In my head, I am still eighteen.
In my head, I am cool and studly.
Well, OK, maybe my head was the only place I was ever cool and studly.
But the thing of it is, while I might still be doing the
Time Warp in my head, the rest of me is slowly stumbling towards decreptitude.
My hearing is departing, my knees are deteriorating and I can't watch TV without falling asleep.
What the hell has happened to me? Once upon a time I could rock 'n' roll all night and party every day. And in my mind, I could still do that.
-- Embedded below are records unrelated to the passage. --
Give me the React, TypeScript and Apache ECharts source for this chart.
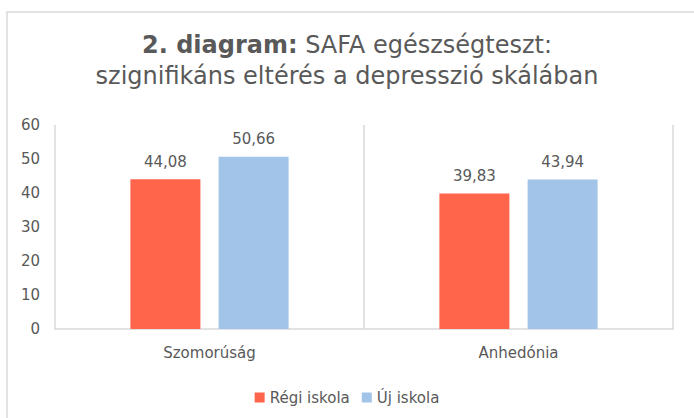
import React, { useEffect, useRef } from "react";
import * as echarts from "echarts";

const categories = ["Szomorúság", "Anhedónia"];
const seriesNames = ["Régi iskola", "Új iskola"];
const regiValues = [44.08, 39.83];
const ujValues = [50.66, 43.94];
const yTicks = { min: 0, max: 60, interval: 10 };
const titleBold = "2. diagram:";
const titleRest = " SAFA egészségteszt:";
const titleLine2 = "szignifikáns eltérés a depresszió skálában";

const FONT = "DejaVu Sans";
const TXT = "#595959";

export default function App() {
  const ref = useRef<HTMLDivElement>(null);
  useEffect(() => {
    document.body.style.margin = "0";
    const chart = echarts.init(ref.current!, null, { renderer: "svg" });
    const labelFmt = (p: any) => Number(p.value).toFixed(2).replace(".", ",");
    chart.setOption({
      animation: false,
      backgroundColor: "#ffffff",
      textStyle: { fontFamily: FONT, color: TXT },
      graphic: [
        {
          type: "rect",
          shape: { x: 7, y: 12, width: 720, height: 440 },
          style: { fill: "none", stroke: "#d9d9d9", lineWidth: 1.5 },
          silent: true,
        },
      ],
      title: {
        left: "center",
        top: 24,
        text: `{b|${titleBold}}{n|${titleRest}}\n{n|${titleLine2}}`,
        textStyle: {
          rich: {
            b: { fontFamily: FONT, fontSize: 24, fontWeight: "bold", color: TXT, lineHeight: 31 },
            n: { fontFamily: FONT, fontSize: 24, fontWeight: "normal", color: TXT, lineHeight: 31 },
          },
        },
      },
      legend: {
        data: seriesNames,
        left: "center",
        top: 385,
        icon: "rect",
        itemWidth: 10,
        itemHeight: 10,
        itemGap: 12,
        textStyle: { fontFamily: FONT, fontSize: 15, color: TXT },
      },
      grid: { left: 55, right: 21, top: 125, bottom: 89, containLabel: false },
      xAxis: {
        type: "category",
        data: categories,
        axisLine: { show: true, lineStyle: { color: "#d9d9d9", width: 1.5 } },
        axisTick: { show: false },
        splitLine: { show: true, lineStyle: { color: "#d9d9d9", width: 1.5 } },
        axisLabel: { fontFamily: FONT, fontSize: 15, color: TXT, margin: 16 },
      },
      yAxis: {
        type: "value",
        min: yTicks.min,
        max: yTicks.max,
        interval: yTicks.interval,
        axisLine: { show: false },
        axisTick: { show: false },
        splitLine: { show: false },
        axisLabel: { fontFamily: FONT, fontSize: 15, color: TXT, margin: 15 },
      },
      series: [
        {
          name: seriesNames[0],
          type: "bar",
          data: regiValues,
          barWidth: 70,
          barGap: "26%",
          itemStyle: { color: "#ff654b" },
          label: { show: true, position: "top", distance: 10, fontFamily: FONT, fontSize: 15, color: TXT, formatter: labelFmt },
        },
        {
          name: seriesNames[1],
          type: "bar",
          data: ujValues,
          barWidth: 70,
          barGap: "26%",
          itemStyle: { color: "#a1c4e8" },
          label: { show: true, position: "top", distance: 10, fontFamily: FONT, fontSize: 15, color: TXT, formatter: labelFmt },
        },
      ],
    });
    return () => chart.dispose();
  }, []);
  return <div ref={ref} style={{ position: "absolute", left: 0, top: 0, width: 694, height: 418 }} />;
}
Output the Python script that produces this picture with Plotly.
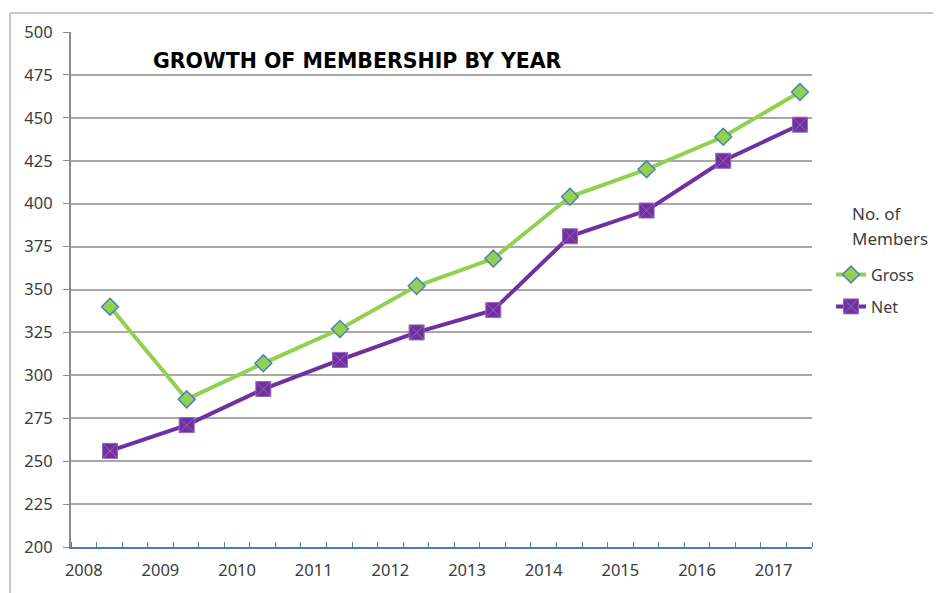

But, all my traitorous old body wants to do is be seduced, once again, by "the comfortable chair". Two minutes in that chair and my head is bobbing backwards and then the sound of snoring ensues, not unlike that of a contented kitten's purr.
But I'm not ready to give into middle-age just yet. The other day, I told My Wife, "The next time my class has a high school reunion, I want to go. I keep seeing guys about my age who are balding. And look at this." I bent over and ruffled my full head of hair.
"You want to show them gray hair?"
"No," I said confidently, "A full, thick head of hair."
"Gray hair," she muttered.
"That doesn't matter," I retorted, not letting her sarcasm besmirch my pride in my full head of hair. "Look how thick it is." I bent over again to prove my point.
"But it's gray."
I shook my head and shuffled off. She was missing the point (she always does).
And then today, the unthinkable happened.
I was at the drive-thru window at Wendy's with my five-year-old, getting him a kid's meal, when the girl at the pick-up window said,
"Oh, is that your Grandson?"
Oh well. What can I say? I have to admit my body is in the full throes of adulthood. But in my head, KISS rules and the music is NEVER too loud.